Wood is now leading the petition drive, and she says she’s finding much support for the name.
“Does taking the name off the trucks change where we’re at?” asked Willie Wilson as he signed the save skid row petition for her as he sat this week in San Julian Park.
Wes Sams, who lives in a single-room unit on Wall Street, was offended that the name was being removed.
“What petty group is trying to do that?” Sams demanded. “Maybe it’s those people moving into these elaborate lofts. It’s not right.”
This is not the first time Los Angeles has grappled with a neighborhood name that some consider a liability. Three years ago, the City Council voted to change South-Central Los Angeles to South Los Angeles, saying South-Central brought with it a stigma of gang activity and drugs. The city has also changed the names of several neighborhoods in the San Fernando Valley -- portions of Sepulveda became North Hills -- for similar reasons.
Officials of the Central City East Assn. said that while they believe the term skid row has a negative connotation, they have not called for it to be removed from the trucks.
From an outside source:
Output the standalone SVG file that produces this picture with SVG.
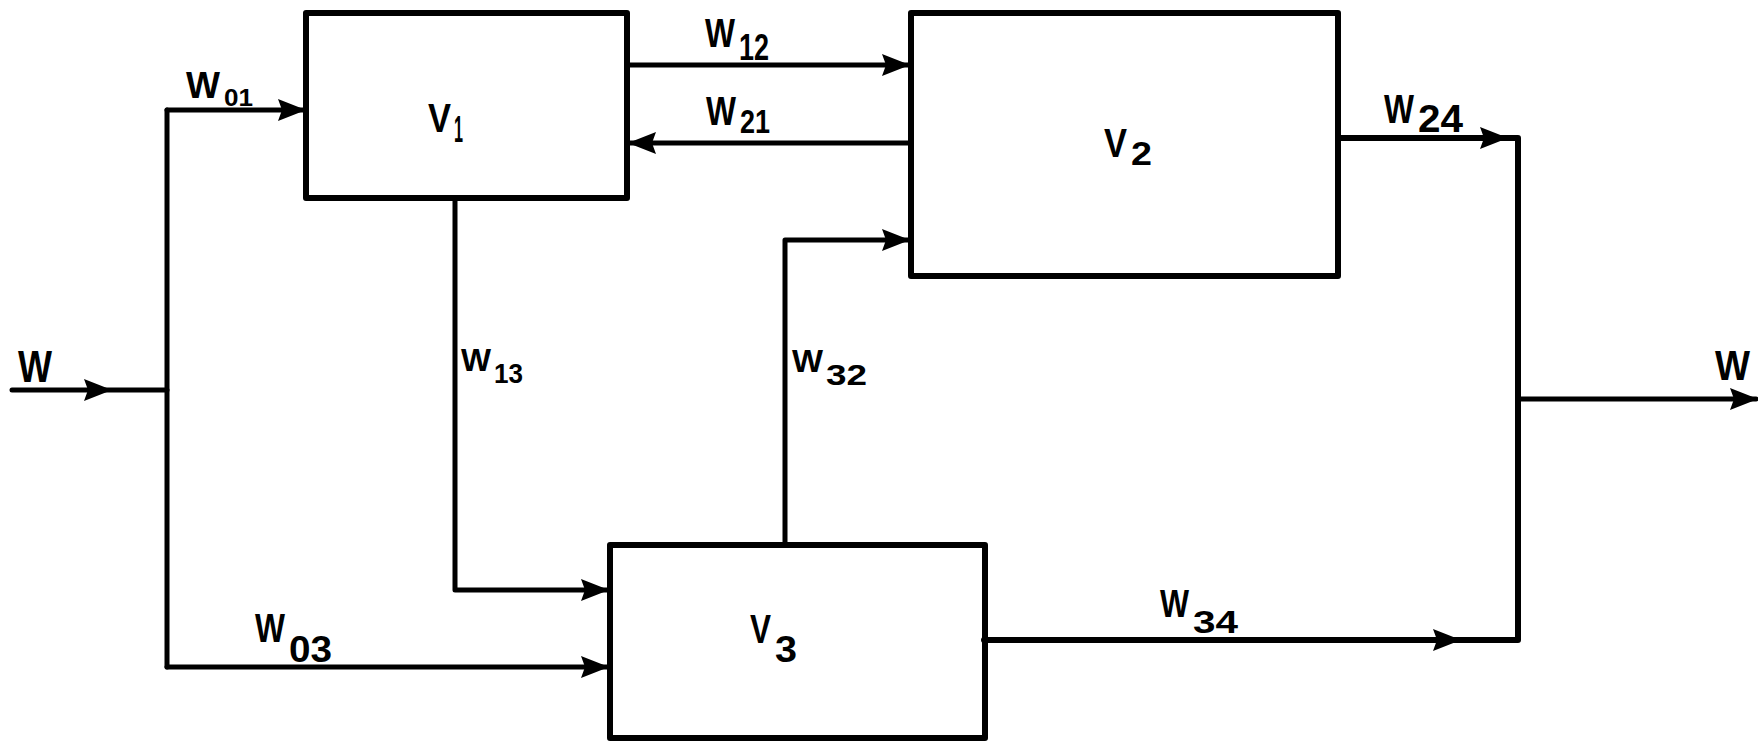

“Whenever I see the trucks and the words ‘Skid Row,’ I always smile,” said Estela Lopez, executive director of the nonprofit advocacy group for area property owners. “If we really want to clean up skid row, we shouldn’t worry about what’s on the side of the fire engines. We should be worried about what’s on the streets.”
Records indicate that the skid row name in Los Angeles dates from 1939, when an essay labeled “Skidrow Serenade” was published in The Times. The article chronicled the area’s “10,000 transients, variously called tramps, hobos, hitchhikers, bindle stiffs and other names not so nice,” noting that “sooner or later every one of these wanderers will find his way down to 5th Street and Towne Avenue ... the heart of Skidrow.”
The name was first applied to an area in Seattle where an early-1900s wharf-area lumber operation attracted transient workers who moved logs by dragging them along what locals called “Skid Road.”
Back at Station 9, some of the 51 firefighters, who are divided into three round-the-clock shifts, said they would hate to see the label go.
“Its been on there 20 years,” said Justin Bactat, an apparatus operator on the hook-and-ladder. “We wear that name with pride.”
Fire Capt. Walter Duffy said those in skid row view it that way too.
“People shout out, ‘Hey, you guys are our fire station. You guys are our fire department,’ when they see us,” Duffy said.
Firefighters have invited downtown-area City Councilwoman Jan Perry to have dinner at the 46-year-old firehouse next month so they can discuss skid row and other issues.
Perry said she favors public hearings, which would gauge community reaction to the firetruck name before she takes a stand. Some have recommended a whole new official designation for the skid row area -- such as the “Hope Central” name that one homeless mission has floated, she said.
“People have strong feelings about this,” Perry said.